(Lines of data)
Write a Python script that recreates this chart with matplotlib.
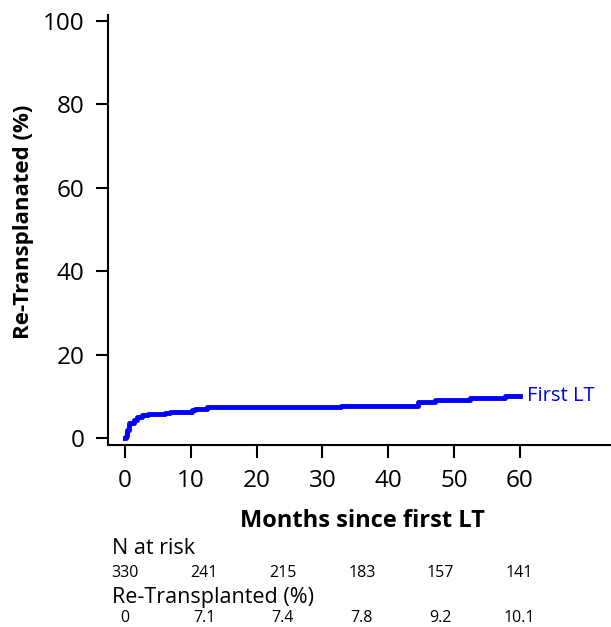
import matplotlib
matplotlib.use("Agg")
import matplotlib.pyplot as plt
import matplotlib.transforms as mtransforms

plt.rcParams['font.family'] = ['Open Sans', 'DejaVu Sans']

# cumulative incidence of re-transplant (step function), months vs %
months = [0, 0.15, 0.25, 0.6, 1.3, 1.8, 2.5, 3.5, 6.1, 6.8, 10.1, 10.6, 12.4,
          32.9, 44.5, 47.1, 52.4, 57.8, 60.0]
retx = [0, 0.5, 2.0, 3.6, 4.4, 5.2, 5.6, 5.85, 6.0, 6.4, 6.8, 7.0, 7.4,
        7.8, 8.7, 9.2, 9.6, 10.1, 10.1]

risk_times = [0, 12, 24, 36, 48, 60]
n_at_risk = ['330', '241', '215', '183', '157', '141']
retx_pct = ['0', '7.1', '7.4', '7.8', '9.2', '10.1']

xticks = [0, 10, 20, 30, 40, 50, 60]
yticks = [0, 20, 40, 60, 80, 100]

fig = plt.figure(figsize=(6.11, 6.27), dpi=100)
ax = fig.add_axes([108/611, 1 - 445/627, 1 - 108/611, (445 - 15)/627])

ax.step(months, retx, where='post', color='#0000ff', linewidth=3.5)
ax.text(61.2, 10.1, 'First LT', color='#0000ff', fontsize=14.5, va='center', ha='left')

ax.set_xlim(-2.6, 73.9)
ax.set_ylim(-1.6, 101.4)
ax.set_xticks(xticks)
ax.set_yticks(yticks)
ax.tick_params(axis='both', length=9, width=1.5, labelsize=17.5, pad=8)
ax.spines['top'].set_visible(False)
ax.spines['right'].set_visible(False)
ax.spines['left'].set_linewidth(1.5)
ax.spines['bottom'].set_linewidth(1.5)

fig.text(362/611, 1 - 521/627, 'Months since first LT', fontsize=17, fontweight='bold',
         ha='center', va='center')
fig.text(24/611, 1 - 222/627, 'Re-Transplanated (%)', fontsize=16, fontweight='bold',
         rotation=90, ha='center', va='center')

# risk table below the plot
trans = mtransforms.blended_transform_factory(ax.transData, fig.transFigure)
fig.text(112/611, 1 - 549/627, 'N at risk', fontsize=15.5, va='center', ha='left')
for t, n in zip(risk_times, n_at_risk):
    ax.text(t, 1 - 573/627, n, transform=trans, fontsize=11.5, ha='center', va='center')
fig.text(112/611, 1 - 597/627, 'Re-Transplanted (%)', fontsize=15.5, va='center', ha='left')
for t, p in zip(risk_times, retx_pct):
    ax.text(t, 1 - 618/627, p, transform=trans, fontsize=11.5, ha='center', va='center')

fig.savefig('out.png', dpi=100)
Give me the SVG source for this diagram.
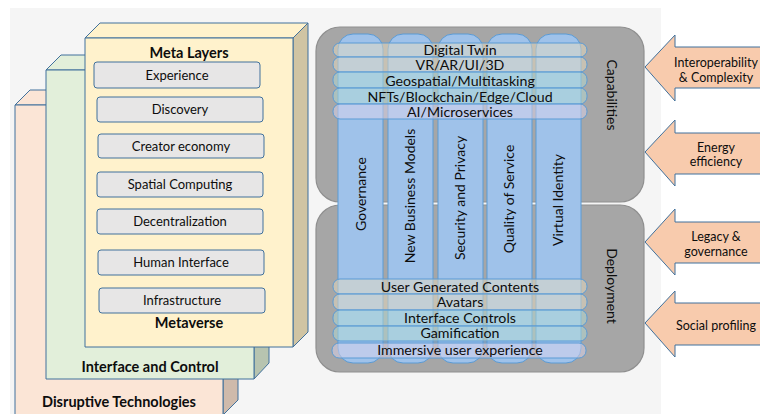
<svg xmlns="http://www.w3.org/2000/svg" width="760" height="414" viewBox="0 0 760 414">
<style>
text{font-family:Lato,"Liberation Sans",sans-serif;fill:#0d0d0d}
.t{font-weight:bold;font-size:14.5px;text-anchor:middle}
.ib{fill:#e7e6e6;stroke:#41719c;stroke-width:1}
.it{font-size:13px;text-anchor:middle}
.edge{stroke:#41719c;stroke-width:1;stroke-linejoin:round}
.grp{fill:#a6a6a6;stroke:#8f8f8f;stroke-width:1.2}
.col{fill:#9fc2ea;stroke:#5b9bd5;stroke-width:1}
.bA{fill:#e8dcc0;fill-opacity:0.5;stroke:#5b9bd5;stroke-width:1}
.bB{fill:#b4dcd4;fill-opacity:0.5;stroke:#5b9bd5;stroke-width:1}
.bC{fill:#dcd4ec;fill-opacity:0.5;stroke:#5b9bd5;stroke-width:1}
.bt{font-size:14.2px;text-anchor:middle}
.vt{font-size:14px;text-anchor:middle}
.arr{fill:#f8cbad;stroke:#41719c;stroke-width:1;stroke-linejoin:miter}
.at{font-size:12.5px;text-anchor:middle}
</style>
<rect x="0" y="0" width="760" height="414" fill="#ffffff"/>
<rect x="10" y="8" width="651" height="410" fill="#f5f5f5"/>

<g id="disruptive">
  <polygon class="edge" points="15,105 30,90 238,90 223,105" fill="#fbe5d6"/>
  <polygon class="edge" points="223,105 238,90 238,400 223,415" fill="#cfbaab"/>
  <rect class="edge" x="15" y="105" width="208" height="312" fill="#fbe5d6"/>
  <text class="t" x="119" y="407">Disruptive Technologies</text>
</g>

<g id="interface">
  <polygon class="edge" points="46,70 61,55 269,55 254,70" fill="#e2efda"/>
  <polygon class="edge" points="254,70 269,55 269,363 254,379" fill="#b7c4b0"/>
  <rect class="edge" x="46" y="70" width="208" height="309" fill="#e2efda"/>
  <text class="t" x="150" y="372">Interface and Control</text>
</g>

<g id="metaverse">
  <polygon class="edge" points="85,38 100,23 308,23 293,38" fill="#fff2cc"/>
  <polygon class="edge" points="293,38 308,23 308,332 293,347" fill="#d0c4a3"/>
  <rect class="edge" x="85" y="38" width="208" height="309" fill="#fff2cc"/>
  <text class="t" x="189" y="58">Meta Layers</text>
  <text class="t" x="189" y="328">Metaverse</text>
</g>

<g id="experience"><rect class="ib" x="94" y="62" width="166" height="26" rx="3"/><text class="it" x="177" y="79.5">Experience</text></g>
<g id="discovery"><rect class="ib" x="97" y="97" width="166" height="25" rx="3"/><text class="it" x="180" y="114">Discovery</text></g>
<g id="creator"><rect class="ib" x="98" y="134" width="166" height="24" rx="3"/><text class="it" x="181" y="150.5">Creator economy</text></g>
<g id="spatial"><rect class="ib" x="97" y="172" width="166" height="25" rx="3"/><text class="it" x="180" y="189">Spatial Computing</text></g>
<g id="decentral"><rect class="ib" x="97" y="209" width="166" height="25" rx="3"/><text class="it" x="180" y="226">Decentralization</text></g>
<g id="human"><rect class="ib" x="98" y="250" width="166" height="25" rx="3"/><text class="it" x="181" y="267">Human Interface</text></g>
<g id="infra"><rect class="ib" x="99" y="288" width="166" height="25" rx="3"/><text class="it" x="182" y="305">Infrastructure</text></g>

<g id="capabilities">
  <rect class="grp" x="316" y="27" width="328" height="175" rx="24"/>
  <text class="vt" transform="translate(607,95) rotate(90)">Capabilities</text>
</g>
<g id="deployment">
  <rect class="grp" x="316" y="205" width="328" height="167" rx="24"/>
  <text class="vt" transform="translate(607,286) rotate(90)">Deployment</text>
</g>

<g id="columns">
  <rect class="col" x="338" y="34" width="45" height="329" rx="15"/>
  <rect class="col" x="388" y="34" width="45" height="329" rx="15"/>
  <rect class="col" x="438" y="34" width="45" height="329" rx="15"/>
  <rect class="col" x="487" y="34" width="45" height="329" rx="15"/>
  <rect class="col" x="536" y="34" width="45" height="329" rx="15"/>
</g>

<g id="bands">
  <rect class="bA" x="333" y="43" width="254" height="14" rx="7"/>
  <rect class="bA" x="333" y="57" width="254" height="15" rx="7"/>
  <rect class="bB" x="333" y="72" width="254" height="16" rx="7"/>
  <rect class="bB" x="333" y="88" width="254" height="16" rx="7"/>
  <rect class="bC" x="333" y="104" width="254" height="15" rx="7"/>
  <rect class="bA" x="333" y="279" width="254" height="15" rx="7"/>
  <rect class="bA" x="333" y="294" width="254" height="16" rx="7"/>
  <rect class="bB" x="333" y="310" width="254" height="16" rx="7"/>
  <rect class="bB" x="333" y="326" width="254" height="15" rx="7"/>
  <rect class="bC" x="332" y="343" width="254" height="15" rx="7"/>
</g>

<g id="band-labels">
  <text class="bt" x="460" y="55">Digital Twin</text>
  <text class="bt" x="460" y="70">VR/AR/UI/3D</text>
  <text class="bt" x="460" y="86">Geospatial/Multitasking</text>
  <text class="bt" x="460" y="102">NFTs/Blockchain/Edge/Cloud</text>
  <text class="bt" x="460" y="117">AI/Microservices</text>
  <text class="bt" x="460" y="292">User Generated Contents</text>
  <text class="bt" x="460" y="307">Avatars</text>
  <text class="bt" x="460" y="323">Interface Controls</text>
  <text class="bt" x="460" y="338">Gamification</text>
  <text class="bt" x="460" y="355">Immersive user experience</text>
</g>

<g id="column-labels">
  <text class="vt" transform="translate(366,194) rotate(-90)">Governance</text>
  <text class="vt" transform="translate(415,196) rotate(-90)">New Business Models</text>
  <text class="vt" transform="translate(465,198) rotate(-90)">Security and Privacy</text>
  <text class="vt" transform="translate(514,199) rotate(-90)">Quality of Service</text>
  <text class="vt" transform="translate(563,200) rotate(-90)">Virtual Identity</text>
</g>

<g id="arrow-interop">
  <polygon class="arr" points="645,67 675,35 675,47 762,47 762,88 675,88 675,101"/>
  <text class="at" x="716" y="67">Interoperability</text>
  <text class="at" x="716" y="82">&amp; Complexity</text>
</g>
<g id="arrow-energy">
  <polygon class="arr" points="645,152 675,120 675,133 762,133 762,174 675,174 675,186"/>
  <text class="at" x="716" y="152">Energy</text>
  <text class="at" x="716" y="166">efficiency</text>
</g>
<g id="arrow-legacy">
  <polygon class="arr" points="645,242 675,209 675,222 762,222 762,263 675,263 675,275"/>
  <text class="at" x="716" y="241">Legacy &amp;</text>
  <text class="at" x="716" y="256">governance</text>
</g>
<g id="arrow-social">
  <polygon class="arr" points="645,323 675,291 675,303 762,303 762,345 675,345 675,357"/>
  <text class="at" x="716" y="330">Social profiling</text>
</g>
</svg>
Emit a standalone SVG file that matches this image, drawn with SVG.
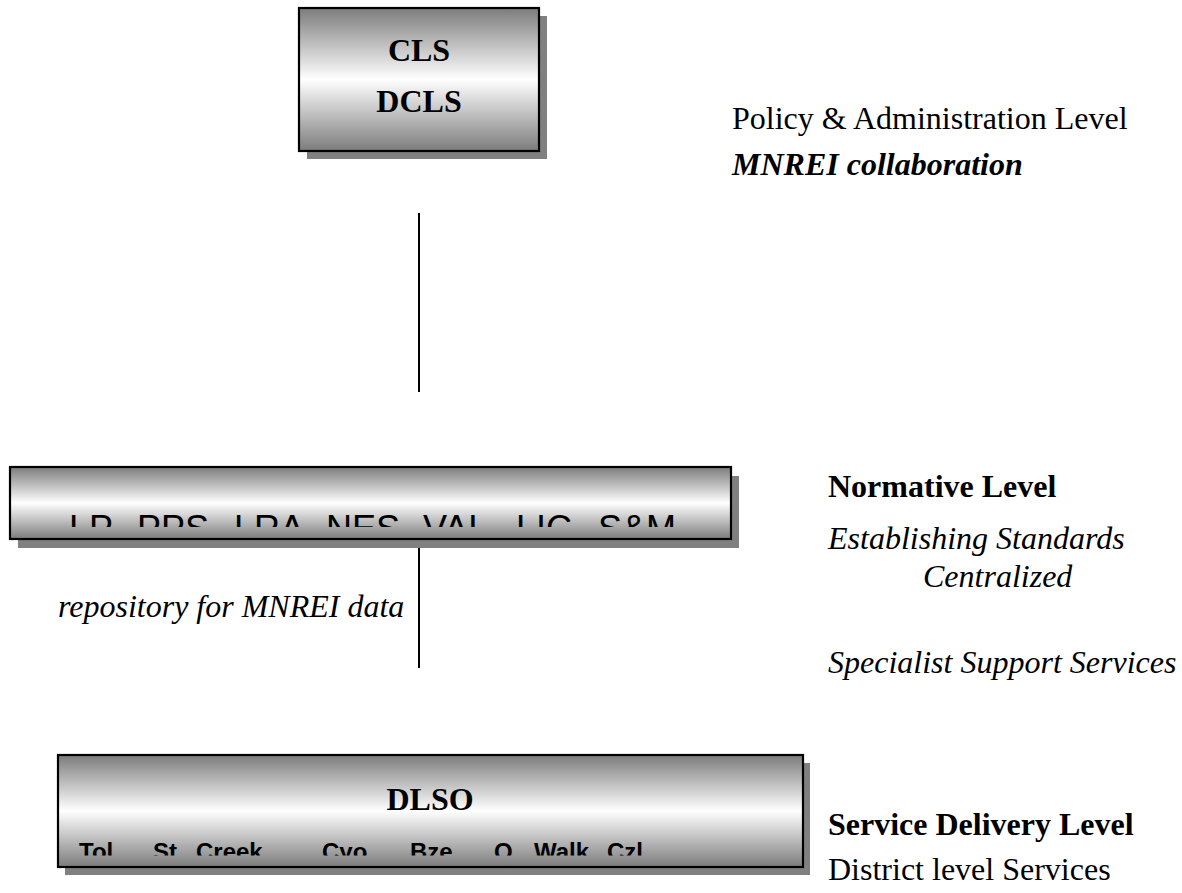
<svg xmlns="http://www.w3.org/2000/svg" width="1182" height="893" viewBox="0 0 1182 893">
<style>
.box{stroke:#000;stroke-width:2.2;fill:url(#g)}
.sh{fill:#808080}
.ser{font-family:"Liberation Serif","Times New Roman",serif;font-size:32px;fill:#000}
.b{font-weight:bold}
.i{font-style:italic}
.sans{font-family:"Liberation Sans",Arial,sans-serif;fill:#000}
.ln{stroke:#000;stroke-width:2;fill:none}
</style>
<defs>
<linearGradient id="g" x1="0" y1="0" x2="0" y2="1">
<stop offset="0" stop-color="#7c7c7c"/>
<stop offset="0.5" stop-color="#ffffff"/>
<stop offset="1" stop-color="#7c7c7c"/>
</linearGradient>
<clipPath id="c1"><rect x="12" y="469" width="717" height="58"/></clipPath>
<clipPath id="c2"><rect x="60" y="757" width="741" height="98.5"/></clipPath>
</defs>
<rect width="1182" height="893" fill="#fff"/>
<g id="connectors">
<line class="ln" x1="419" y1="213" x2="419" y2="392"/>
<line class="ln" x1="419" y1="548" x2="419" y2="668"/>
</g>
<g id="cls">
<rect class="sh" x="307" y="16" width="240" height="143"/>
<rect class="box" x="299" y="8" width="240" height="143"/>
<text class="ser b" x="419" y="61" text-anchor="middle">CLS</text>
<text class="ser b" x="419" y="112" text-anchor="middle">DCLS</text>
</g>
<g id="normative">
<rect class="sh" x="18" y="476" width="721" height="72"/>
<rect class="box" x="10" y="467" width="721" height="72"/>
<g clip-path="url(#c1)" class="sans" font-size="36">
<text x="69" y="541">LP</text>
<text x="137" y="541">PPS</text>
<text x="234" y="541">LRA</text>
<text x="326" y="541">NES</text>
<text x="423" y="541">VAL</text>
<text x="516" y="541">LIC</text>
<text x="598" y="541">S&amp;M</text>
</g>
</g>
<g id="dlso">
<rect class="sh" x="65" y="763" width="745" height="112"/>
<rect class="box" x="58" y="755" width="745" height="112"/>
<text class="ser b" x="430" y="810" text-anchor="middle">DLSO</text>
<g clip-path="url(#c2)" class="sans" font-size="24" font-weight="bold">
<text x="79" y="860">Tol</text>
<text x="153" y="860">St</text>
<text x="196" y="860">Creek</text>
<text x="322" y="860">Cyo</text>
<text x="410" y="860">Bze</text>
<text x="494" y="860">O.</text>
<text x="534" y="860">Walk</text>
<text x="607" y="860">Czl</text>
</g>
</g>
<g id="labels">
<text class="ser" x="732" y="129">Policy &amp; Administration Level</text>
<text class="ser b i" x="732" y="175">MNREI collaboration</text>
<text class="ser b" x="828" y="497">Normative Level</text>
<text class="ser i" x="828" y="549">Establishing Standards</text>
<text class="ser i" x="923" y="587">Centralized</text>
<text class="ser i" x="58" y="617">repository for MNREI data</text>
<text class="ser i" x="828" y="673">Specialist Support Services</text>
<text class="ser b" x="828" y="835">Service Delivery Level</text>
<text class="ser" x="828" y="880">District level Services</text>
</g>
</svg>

§ What you should do: Everything from the first line of the entries through the line that contains "plt.rcParams['font.family'] = ['Open" is to be reproduced exactly, except the pictures.

§ Answer for this exercise:
Write a Python script that recreates this chart with matplotlib.
import matplotlib
matplotlib.use("Agg")
import matplotlib.pyplot as plt
import matplotlib.transforms as mtransforms

plt.rcParams['font.family'] = ['Open Sans', 'DejaVu Sans']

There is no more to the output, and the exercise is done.